Goal >> Output the material word for word. Leave each picture out.

Data block >>
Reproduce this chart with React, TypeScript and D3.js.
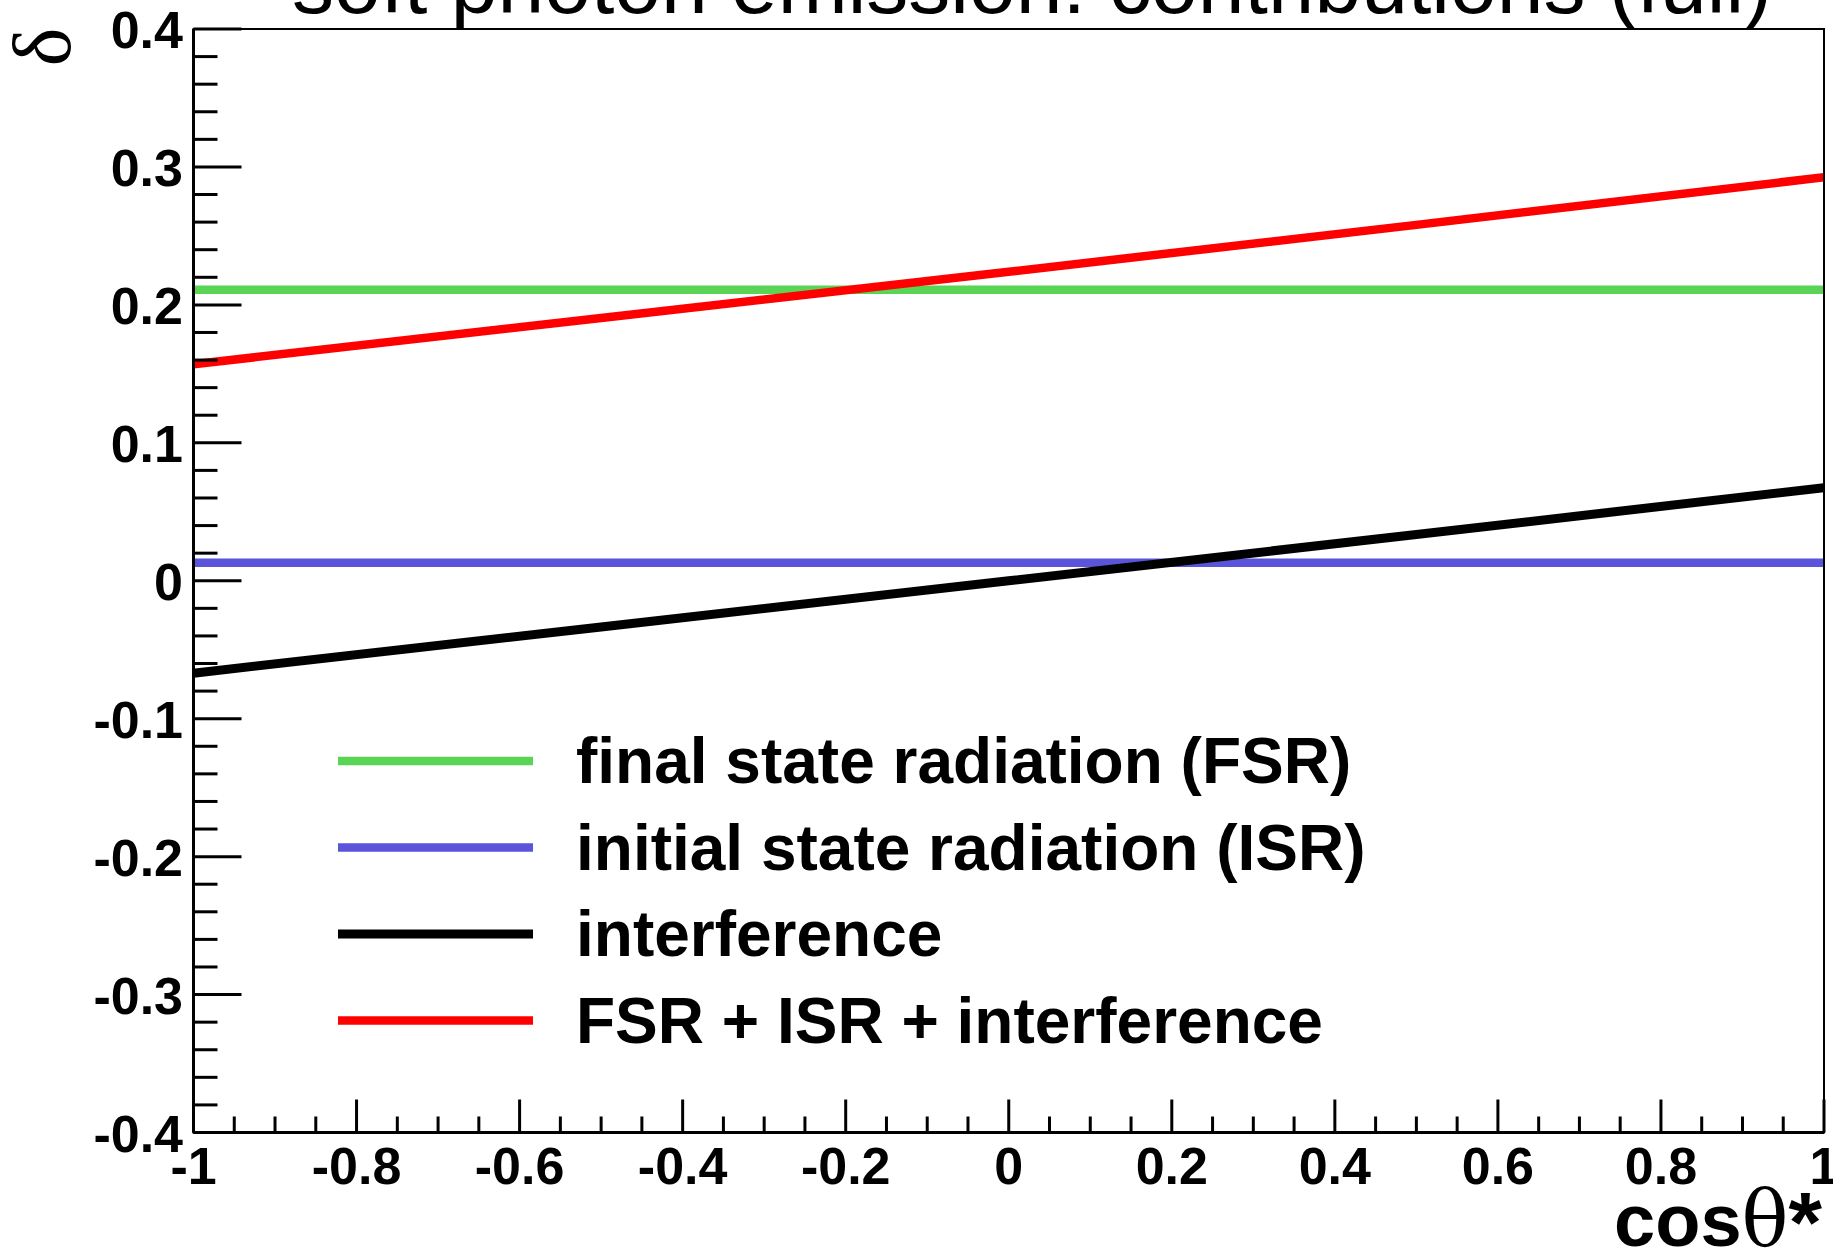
import React from "react";
import * as d3 from "d3";

// cosθ* sample points and the correction δ of each contribution
const cosTheta = [-1, -0.5, 0, 0.5, 1];
const fsr = [0.211, 0.211, 0.211, 0.211, 0.211];
const isr = [0.013, 0.013, 0.013, 0.013, 0.013];
const interference = [-0.067, -0.0335, 0, 0.0335, 0.0675];
const total = [0.157, 0.1905, 0.224, 0.258, 0.2925];

const seriesNames = [
  "final state radiation (FSR)",
  "initial state radiation (ISR)",
  "interference",
  "FSR + ISR + interference",
];
const seriesColors = ["#59d454", "#5954d9", "#000000", "#ff0000"];
const seriesWidths = [8.5, 8.5, 9, 8.5];

const xMajorTicks = [-1, -0.8, -0.6, -0.4, -0.2, 0, 0.2, 0.4, 0.6, 0.8, 1];
const yMajorTicks = [-0.4, -0.3, -0.2, -0.1, 0, 0.1, 0.2, 0.3, 0.4];
const titleText = "soft photon emission: contributions (full)";

const W = 1833;
const H = 1252;
const left = 193.5;
const right = 1824;
const top = 29;
const bottom = 1132.5;

export default function App() {
  const x = d3.scaleLinear().domain([-1, 1]).range([left, right]);
  const y = d3.scaleLinear().domain([-0.4, 0.4]).range([bottom, top]);

  const series = [fsr, isr, interference, total];
  const line = d3
    .line<[number, number]>()
    .x((d) => x(d[0]))
    .y((d) => y(d[1]));

  const xMinor = d3.range(-1, 1.0001, 0.05).filter(
    (v) => !xMajorTicks.some((m) => Math.abs(m - v) < 1e-6)
  );
  const yMinor = d3.range(-0.4, 0.4001, 0.02).filter(
    (v) => !yMajorTicks.some((m) => Math.abs(m - v) < 1e-6)
  );

  const fmt = (v: number) => {
    if (Math.abs(v) < 1e-9) return "0";
    return String(+v.toFixed(1));
  };

  const labelFont = "'Liberation Sans', Arial, Helvetica, sans-serif";
  const legendY = [761, 847.5, 934, 1020.5];

  return (
    <svg
      width={W}
      height={H}
      style={{ position: "absolute", left: 0, top: 0, background: "#fff" }}
    >
      <rect x={0} y={0} width={W} height={H} fill="#fff" />
      {/* title, partly above the canvas */}
      <text x={292} y={13} fontFamily={labelFont} fontSize={84} fill="#000">
        {titleText}
      </text>

      <defs>
        <clipPath id="plotArea">
          <rect x={left} y={top} width={right - left} height={bottom - top} />
        </clipPath>
      </defs>

      {/* curves */}
      <g clipPath="url(#plotArea)">
        {series.map((vals, i) => (
          <path
            key={i}
            d={line(cosTheta.map((c, k) => [c, vals[k]] as [number, number])) || ""}
            fill="none"
            stroke={seriesColors[i]}
            strokeWidth={seriesWidths[i]}
          />
        ))}
      </g>

      {/* frame */}
      <rect
        x={left}
        y={top}
        width={right - left}
        height={bottom - top}
        fill="none"
        stroke="#000"
        strokeWidth={2}
      />
      <line x1={left} x2={left} y1={top} y2={bottom} stroke="#000" strokeWidth={3} />
      <line x1={left} x2={right} y1={bottom} y2={bottom} stroke="#000" strokeWidth={3} />

      {/* y axis ticks */}
      {yMajorTicks.map((v) => (
        <line key={"ym" + v} x1={left} x2={left + 48} y1={y(v)} y2={y(v)} stroke="#000" strokeWidth={3} />
      ))}
      {yMinor.map((v, i) => (
        <line key={"yn" + i} x1={left} x2={left + 24} y1={y(v)} y2={y(v)} stroke="#000" strokeWidth={3} />
      ))}
      {yMajorTicks.map((v) => (
        <text
          key={"yl" + v}
          x={183}
          y={y(v) + 19}
          textAnchor="end"
          fontFamily={labelFont}
          fontWeight="bold"
          fontSize={52}
        >
          {fmt(v)}
        </text>
      ))}

      {/* x axis ticks */}
      {xMajorTicks.map((v) => (
        <line key={"xm" + v} x1={x(v)} x2={x(v)} y1={bottom} y2={bottom - 33} stroke="#000" strokeWidth={3} />
      ))}
      {xMinor.map((v, i) => (
        <line key={"xn" + i} x1={x(v)} x2={x(v)} y1={bottom} y2={bottom - 16} stroke="#000" strokeWidth={3} />
      ))}
      {xMajorTicks.map((v) => (
        <text
          key={"xl" + v}
          x={x(v)}
          y={1184}
          textAnchor="middle"
          fontFamily={labelFont}
          fontWeight="bold"
          fontSize={52}
        >
          {fmt(v)}
        </text>
      ))}

      {/* axis titles */}
      <text
        x={1822}
        y={1246}
        textAnchor="end"
        fontFamily={labelFont}
        fontWeight="bold"
        fontSize={74}
      >
        cos
        <tspan fontFamily="'DejaVu Serif', 'Liberation Serif', serif" fontWeight="normal" fontSize={78}>
          θ
        </tspan>
        <tspan fontSize={86} dy={6}>*</tspan>
      </text>
      <text
        transform="translate(70,47) rotate(-90)"
        textAnchor="middle"
        fontFamily="'Liberation Serif', 'DejaVu Serif', serif"
        fontSize={82}
      >
        δ
      </text>

      {/* legend */}
      {seriesNames.map((name, i) => (
        <g key={"lg" + i}>
          <line
            x1={338}
            x2={533}
            y1={legendY[i]}
            y2={legendY[i]}
            stroke={seriesColors[i]}
            strokeWidth={seriesWidths[i]}
          />
          <text
            x={576}
            y={legendY[i] + 22}
            fontFamily={labelFont}
            fontWeight="bold"
            fontSize={64}
          >
            {name}
          </text>
        </g>
      ))}
    </svg>
  );
}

The completed task >>
Reproduce this chart with React, TypeScript and D3.js.
import React from "react";
import * as d3 from "d3";

// cosθ* sample points and the correction δ of each contribution
const cosTheta = [-1, -0.5, 0, 0.5, 1];
const fsr = [0.211, 0.211, 0.211, 0.211, 0.211];
const isr = [0.013, 0.013, 0.013, 0.013, 0.013];
const interference = [-0.067, -0.0335, 0, 0.0335, 0.0675];
const total = [0.157, 0.1905, 0.224, 0.258, 0.2925];

const seriesNames = [
  "final state radiation (FSR)",
  "initial state radiation (ISR)",
  "interference",
  "FSR + ISR + interference",
];
const seriesColors = ["#59d454", "#5954d9", "#000000", "#ff0000"];
const seriesWidths = [8.5, 8.5, 9, 8.5];

const xMajorTicks = [-1, -0.8, -0.6, -0.4, -0.2, 0, 0.2, 0.4, 0.6, 0.8, 1];
const yMajorTicks = [-0.4, -0.3, -0.2, -0.1, 0, 0.1, 0.2, 0.3, 0.4];
const titleText = "soft photon emission: contributions (full)";

const W = 1833;
const H = 1252;
const left = 193.5;
const right = 1824;
const top = 29;
const bottom = 1132.5;

export default function App() {
  const x = d3.scaleLinear().domain([-1, 1]).range([left, right]);
  const y = d3.scaleLinear().domain([-0.4, 0.4]).range([bottom, top]);

  const series = [fsr, isr, interference, total];
  const line = d3
    .line<[number, number]>()
    .x((d) => x(d[0]))
    .y((d) => y(d[1]));

  const xMinor = d3.range(-1, 1.0001, 0.05).filter(
    (v) => !xMajorTicks.some((m) => Math.abs(m - v) < 1e-6)
  );
  const yMinor = d3.range(-0.4, 0.4001, 0.02).filter(
    (v) => !yMajorTicks.some((m) => Math.abs(m - v) < 1e-6)
  );

  const fmt = (v: number) => {
    if (Math.abs(v) < 1e-9) return "0";
    return String(+v.toFixed(1));
  };

  const labelFont = "'Liberation Sans', Arial, Helvetica, sans-serif";
  const legendY = [761, 847.5, 934, 1020.5];

  return (
    <svg
      width={W}
      height={H}
      style={{ position: "absolute", left: 0, top: 0, background: "#fff" }}
    >
      <rect x={0} y={0} width={W} height={H} fill="#fff" />
      {/* title, partly above the canvas */}
      <text x={292} y={13} fontFamily={labelFont} fontSize={84} fill="#000">
        {titleText}
      </text>

      <defs>
        <clipPath id="plotArea">
          <rect x={left} y={top} width={right - left} height={bottom - top} />
        </clipPath>
      </defs>

      {/* curves */}
      <g clipPath="url(#plotArea)">
        {series.map((vals, i) => (
          <path
            key={i}
            d={line(cosTheta.map((c, k) => [c, vals[k]] as [number, number])) || ""}
            fill="none"
            stroke={seriesColors[i]}
            strokeWidth={seriesWidths[i]}
          />
        ))}
      </g>

      {/* frame */}
      <rect
        x={left}
        y={top}
        width={right - left}
        height={bottom - top}
        fill="none"
        stroke="#000"
        strokeWidth={2}
      />
      <line x1={left} x2={left} y1={top} y2={bottom} stroke="#000" strokeWidth={3} />
      <line x1={left} x2={right} y1={bottom} y2={bottom} stroke="#000" strokeWidth={3} />

      {/* y axis ticks */}
      {yMajorTicks.map((v) => (
        <line key={"ym" + v} x1={left} x2={left + 48} y1={y(v)} y2={y(v)} stroke="#000" strokeWidth={3} />
      ))}
      {yMinor.map((v, i) => (
        <line key={"yn" + i} x1={left} x2={left + 24} y1={y(v)} y2={y(v)} stroke="#000" strokeWidth={3} />
      ))}
      {yMajorTicks.map((v) => (
        <text
          key={"yl" + v}
          x={183}
          y={y(v) + 19}
          textAnchor="end"
          fontFamily={labelFont}
          fontWeight="bold"
          fontSize={52}
        >
          {fmt(v)}
        </text>
      ))}

      {/* x axis ticks */}
      {xMajorTicks.map((v) => (
        <line key={"xm" + v} x1={x(v)} x2={x(v)} y1={bottom} y2={bottom - 33} stroke="#000" strokeWidth={3} />
      ))}
      {xMinor.map((v, i) => (
        <line key={"xn" + i} x1={x(v)} x2={x(v)} y1={bottom} y2={bottom - 16} stroke="#000" strokeWidth={3} />
      ))}
      {xMajorTicks.map((v) => (
        <text
          key={"xl" + v}
          x={x(v)}
          y={1184}
          textAnchor="middle"
          fontFamily={labelFont}
          fontWeight="bold"
          fontSize={52}
        >
          {fmt(v)}
        </text>
      ))}

      {/* axis titles */}
      <text
        x={1822}
        y={1246}
        textAnchor="end"
        fontFamily={labelFont}
        fontWeight="bold"
        fontSize={74}
      >
        cos
        <tspan fontFamily="'DejaVu Serif', 'Liberation Serif', serif" fontWeight="normal" fontSize={78}>
          θ
        </tspan>
        <tspan fontSize={86} dy={6}>*</tspan>
      </text>
      <text
        transform="translate(70,47) rotate(-90)"
        textAnchor="middle"
        fontFamily="'Liberation Serif', 'DejaVu Serif', serif"
        fontSize={82}
      >
        δ
      </text>

      {/* legend */}
      {seriesNames.map((name, i) => (
        <g key={"lg" + i}>
          <line
            x1={338}
            x2={533}
            y1={legendY[i]}
            y2={legendY[i]}
            stroke={seriesColors[i]}
            strokeWidth={seriesWidths[i]}
          />
          <text
            x={576}
            y={legendY[i] + 22}
            fontFamily={labelFont}
            fontWeight="bold"
            fontSize={64}
          >
            {name}
          </text>
        </g>
      ))}
    </svg>
  );
}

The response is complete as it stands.